= PROBLEM DETAILS =
Your task is to reproduce, verbatim and without pictures, the lines from the opening of the listing through the line containing "series_names = ['INVERSIÓN".

= DATA PROVIDED =
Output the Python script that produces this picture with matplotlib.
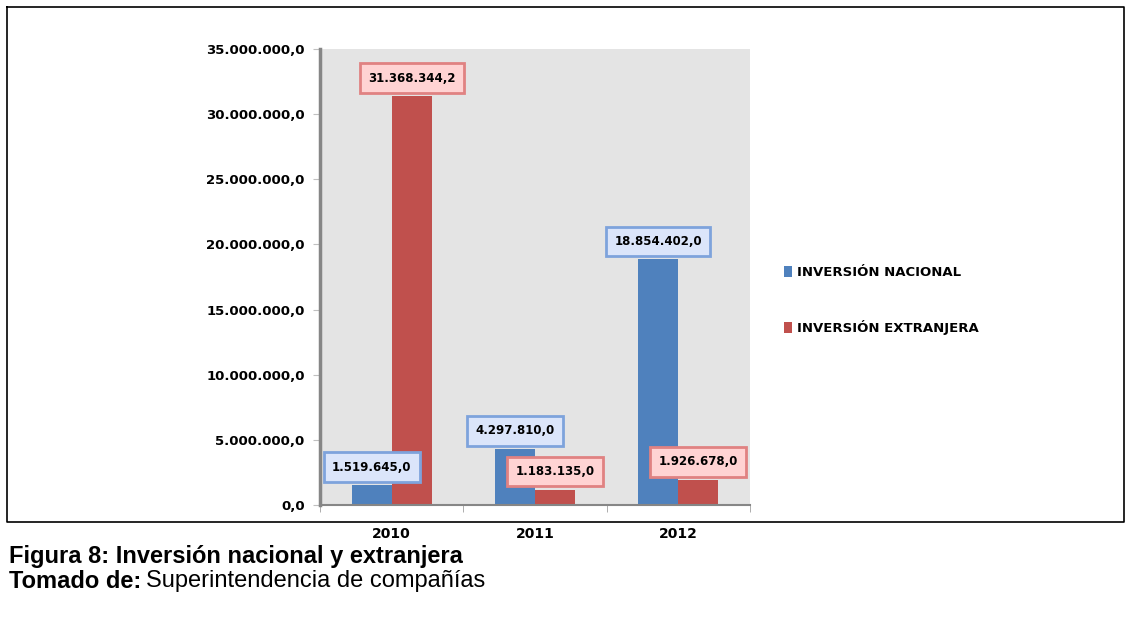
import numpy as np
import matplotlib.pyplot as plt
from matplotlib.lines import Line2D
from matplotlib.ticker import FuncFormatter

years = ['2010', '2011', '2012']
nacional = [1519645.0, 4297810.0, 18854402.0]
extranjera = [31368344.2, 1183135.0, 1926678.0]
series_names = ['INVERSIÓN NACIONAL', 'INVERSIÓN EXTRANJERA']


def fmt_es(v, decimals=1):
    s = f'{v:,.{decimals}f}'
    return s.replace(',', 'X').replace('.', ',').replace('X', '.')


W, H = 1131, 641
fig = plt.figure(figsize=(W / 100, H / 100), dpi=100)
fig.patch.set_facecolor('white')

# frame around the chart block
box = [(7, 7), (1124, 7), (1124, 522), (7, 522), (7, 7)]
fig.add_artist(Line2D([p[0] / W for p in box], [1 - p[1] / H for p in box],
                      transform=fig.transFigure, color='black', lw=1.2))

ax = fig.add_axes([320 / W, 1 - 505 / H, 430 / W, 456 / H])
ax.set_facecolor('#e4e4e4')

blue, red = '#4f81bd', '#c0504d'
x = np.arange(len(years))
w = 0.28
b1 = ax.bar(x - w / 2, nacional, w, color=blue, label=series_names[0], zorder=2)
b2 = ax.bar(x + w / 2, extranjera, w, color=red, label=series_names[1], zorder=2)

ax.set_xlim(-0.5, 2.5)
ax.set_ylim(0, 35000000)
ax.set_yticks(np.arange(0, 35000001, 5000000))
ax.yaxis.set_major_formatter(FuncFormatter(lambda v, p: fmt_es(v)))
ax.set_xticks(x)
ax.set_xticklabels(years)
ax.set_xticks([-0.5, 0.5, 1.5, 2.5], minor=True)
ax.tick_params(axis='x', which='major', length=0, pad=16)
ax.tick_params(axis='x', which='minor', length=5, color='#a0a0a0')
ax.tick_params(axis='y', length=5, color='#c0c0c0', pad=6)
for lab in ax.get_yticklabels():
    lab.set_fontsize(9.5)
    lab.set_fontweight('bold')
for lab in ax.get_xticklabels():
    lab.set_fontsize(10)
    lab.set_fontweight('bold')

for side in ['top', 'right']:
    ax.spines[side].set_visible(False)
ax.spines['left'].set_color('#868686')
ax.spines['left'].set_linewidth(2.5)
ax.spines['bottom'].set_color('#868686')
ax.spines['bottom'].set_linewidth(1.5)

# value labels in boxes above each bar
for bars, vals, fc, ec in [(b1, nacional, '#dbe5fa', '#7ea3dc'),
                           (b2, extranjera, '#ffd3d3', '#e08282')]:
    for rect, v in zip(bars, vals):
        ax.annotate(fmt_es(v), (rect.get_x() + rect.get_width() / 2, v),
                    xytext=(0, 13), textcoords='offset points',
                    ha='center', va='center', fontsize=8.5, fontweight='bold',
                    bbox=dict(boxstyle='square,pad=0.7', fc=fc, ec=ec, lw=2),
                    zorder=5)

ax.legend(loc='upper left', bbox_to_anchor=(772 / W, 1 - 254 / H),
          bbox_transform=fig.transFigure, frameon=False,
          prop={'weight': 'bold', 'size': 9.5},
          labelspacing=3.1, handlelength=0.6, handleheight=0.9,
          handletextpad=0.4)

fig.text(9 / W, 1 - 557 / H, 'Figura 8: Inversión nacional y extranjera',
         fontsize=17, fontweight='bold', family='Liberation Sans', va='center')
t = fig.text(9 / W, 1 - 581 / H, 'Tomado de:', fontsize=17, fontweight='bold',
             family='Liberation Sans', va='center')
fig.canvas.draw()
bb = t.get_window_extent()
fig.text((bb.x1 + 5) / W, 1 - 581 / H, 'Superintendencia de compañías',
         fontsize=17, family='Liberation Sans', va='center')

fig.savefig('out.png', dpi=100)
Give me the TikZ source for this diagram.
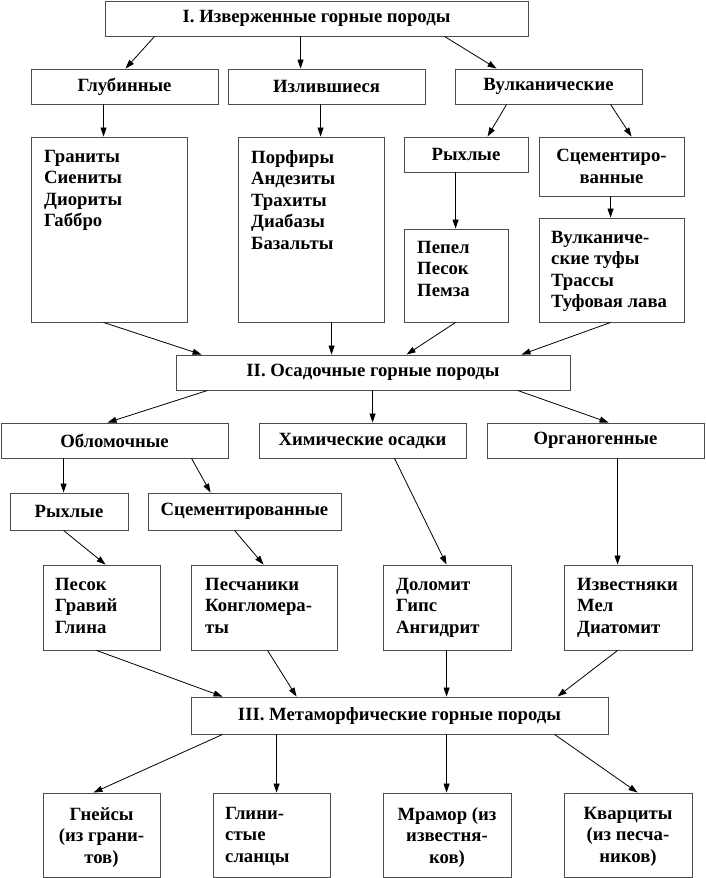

= COMPLETE RESPONSE =
Output the Python script that produces this picture with matplotlib.
import numpy as np
import matplotlib.pyplot as plt
from matplotlib.lines import Line2D
from matplotlib.ticker import FuncFormatter

years = ['2010', '2011', '2012']
nacional = [1519645.0, 4297810.0, 18854402.0]
extranjera = [31368344.2, 1183135.0, 1926678.0]
series_names = ['INVERSIÓN NACIONAL', 'INVERSIÓN EXTRANJERA']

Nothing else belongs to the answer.